RMBSs, akin to bonds backed by a pool of individual residential mortgage loans, gained popularity in China in recent years as a tool to free up banks' balance sheets to increase lending to homebuyers amid a vibrant property market. The value of annual new issuance increased by more than four times in two years before peaking in 2018, according to S&P Global Ratings. New issuance of RMBSs totaled 499.3 billion yuan in 2021, compared with 584.3 billion yuan in 2018.
Mortgages on forward-delivery homes in China is estimated to account for about 16% of all mortgages, or about 3% of all bank loans in the country, as of the end of the first quarter, according to a July 14 Nomura research note.
Delayed residential projects in China currently account for up to 8% of all homes under construction, according to an Aug. 8 research by Pimco. In a downside scenario where delayed projects rise to 10% and all related mortgages go into default, that would add around 50 basis points to the nonperforming loan ratio of the nation’s banking system, the investment manager said.

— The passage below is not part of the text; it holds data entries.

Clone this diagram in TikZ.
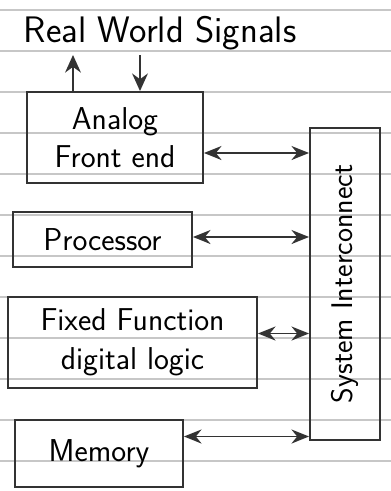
\documentclass[tikz,border=0pt]{standalone}
\usetikzlibrary{arrows.meta}
\begin{document}
\begin{tikzpicture}[x=0.02cm,y=-0.02cm,
  ink/.style={draw=black!80,line width=1.1pt},
  blk/.style={ink,rectangle,inner sep=0pt,align=center,font=\sffamily\fontsize{18}{22}\selectfont},
  link/.style={ink,{Stealth[length=10pt,width=8pt]}-{Stealth[length=10pt,width=8pt]}},
  sig/.style={ink,-{Stealth[length=10pt,width=9pt]}},
  rule/.style={draw=black!22,line width=0.7pt}]
\useasboundingbox (0,0) rectangle (391,491);
\foreach \yy in {10,51,92,133,174,215,256,297,338,379,420,461}
  \draw[rule] (0,\yy) -- (391,\yy);
\node[font=\sffamily\fontsize{21}{25}\selectfont] (rws) at (160,33) {Real World Signals};
\node[blk,minimum width=176*0.02cm,minimum height=91*0.02cm] (afe) at (115,137.5) {Analog\\Front end};
\node[blk,minimum width=179*0.02cm,minimum height=55*0.02cm] (proc) at (102.5,239.5) {Processor};
\node[blk,minimum width=249*0.02cm,minimum height=91*0.02cm] (ffl) at (132.5,342.5) {Fixed Function\\digital logic};
\node[blk,minimum width=168*0.02cm,minimum height=67*0.02cm] (mem) at (99,453.5) {Memory};
\node[blk,minimum width=70*0.02cm,minimum height=312*0.02cm] (sys) at (345,284) {};
\node[rotate=90,font=\sffamily\fontsize{17}{21}\selectfont] (syst) at (sys.center) {System Interconnect};
\coordinate (u1) at (73,55);
\coordinate (d1) at (140,55);
\draw[sig] (u1 |- afe.north) -- (u1);
\draw[sig] (d1) -- (d1 |- afe.north);
\draw[link] ([yshift=-15.5*0.02cm]afe.east) -- ([yshift=-15.5*0.02cm]afe.east -| sys.west);
\draw[link] ([yshift=2.5*0.02cm]proc.east) -- ([yshift=2.5*0.02cm]proc.east -| sys.west);
\draw[link] ([yshift=9*0.02cm]ffl.east) -- ([yshift=9*0.02cm]ffl.east -| sys.west);
\draw[link] ([yshift=17*0.02cm]mem.east) -- ([yshift=17*0.02cm]mem.east -| sys.west);
\end{tikzpicture}
\end{document}
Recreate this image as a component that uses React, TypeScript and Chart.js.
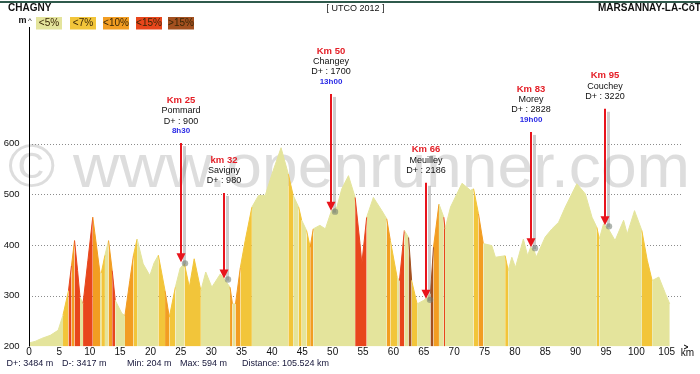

There are no signs of systemic risk pressures in China despite rising stresses within the property sector, according to a July 23 Goldman Sachs research note. The banking system, with 10 trillion yuan in risk buffers, has significant capacity to absorb property credit losses even in a bear-case scenario in which defaults on mortgages rise to about 4% of the mortgage book and losses reach close to 1 trillion yuan if property prices decline by 40%, Goldman Sachs said.
As of June 30, the average nonperforming loans ratio of China's largest commercial banks stood at 1.35% and their provision coverage ratio was 245%, according to the China Banking and Insurance Regulatory Commission.
While a rescue fund would largely be in the right direction and could boost mortgage payers’ confidence, Ricky Tsang, director of corporate ratings at S&P Global Ratings, said "centralized coordination" on how these funds will actually be utilized is needed to avoid policy risks.
More a protest
The mortgage boycott is more of a "homebuyers' protest" that pushes for home deliveries rather than an inability to service mortgages in most cases, said Tang Shengbo, Hong Kong-based banking analyst at Nomura.
The legal consequences of default on mortgages can lead to social cost for homebuyers. "Individuals who fail to pay mortgage would turn up on credit list which could result series of problems from daily activities to even employment," said Daisy Li, fund manager at EFG Asset Management (HK) Ltd., adding that it is "more of wrestling among homebuyers, developers and local governments which can't afford to see social unrest."
China's RMBS market, which already saw zero issuances since the middle of February, will inevitably take a hit and continue to suffer for the rest of 2022, according to S&P Global Ratings.
The 91% year-over-year decline in the value of RMBS issuance the first half reflects the weak mortgage origination volume and less imminent needs for banks to manage their mortgage loan books, Ratings said in August report. "It is unclear when RMBS issuance will resume, but it is likely to depend on mortgage origination momentum and the regulatory stance in the second half," Ratings added.
Chinese RMBSs with securitized collateral, including mortgages over unfinished properties, may be exposed to incompletion risk and face higher delinquencies over the next few months, Fitch Ratings said Aug. 3. "We expect any future RMBS deals to include fewer forward-delivery properties as investors will try to avoid exposure to pre-sold projects or require a premium in pricing," the rating agency added.
The average default rate of Chinese RMBSs increased 5 basis points to 0.39% in 2021 from the prior-year period, as banks tend to package better-quality mortgages into their RMBSs, according to Morningstar.
As of Aug. 23, US$1 was equivalent to 6.83 Chinese yuan.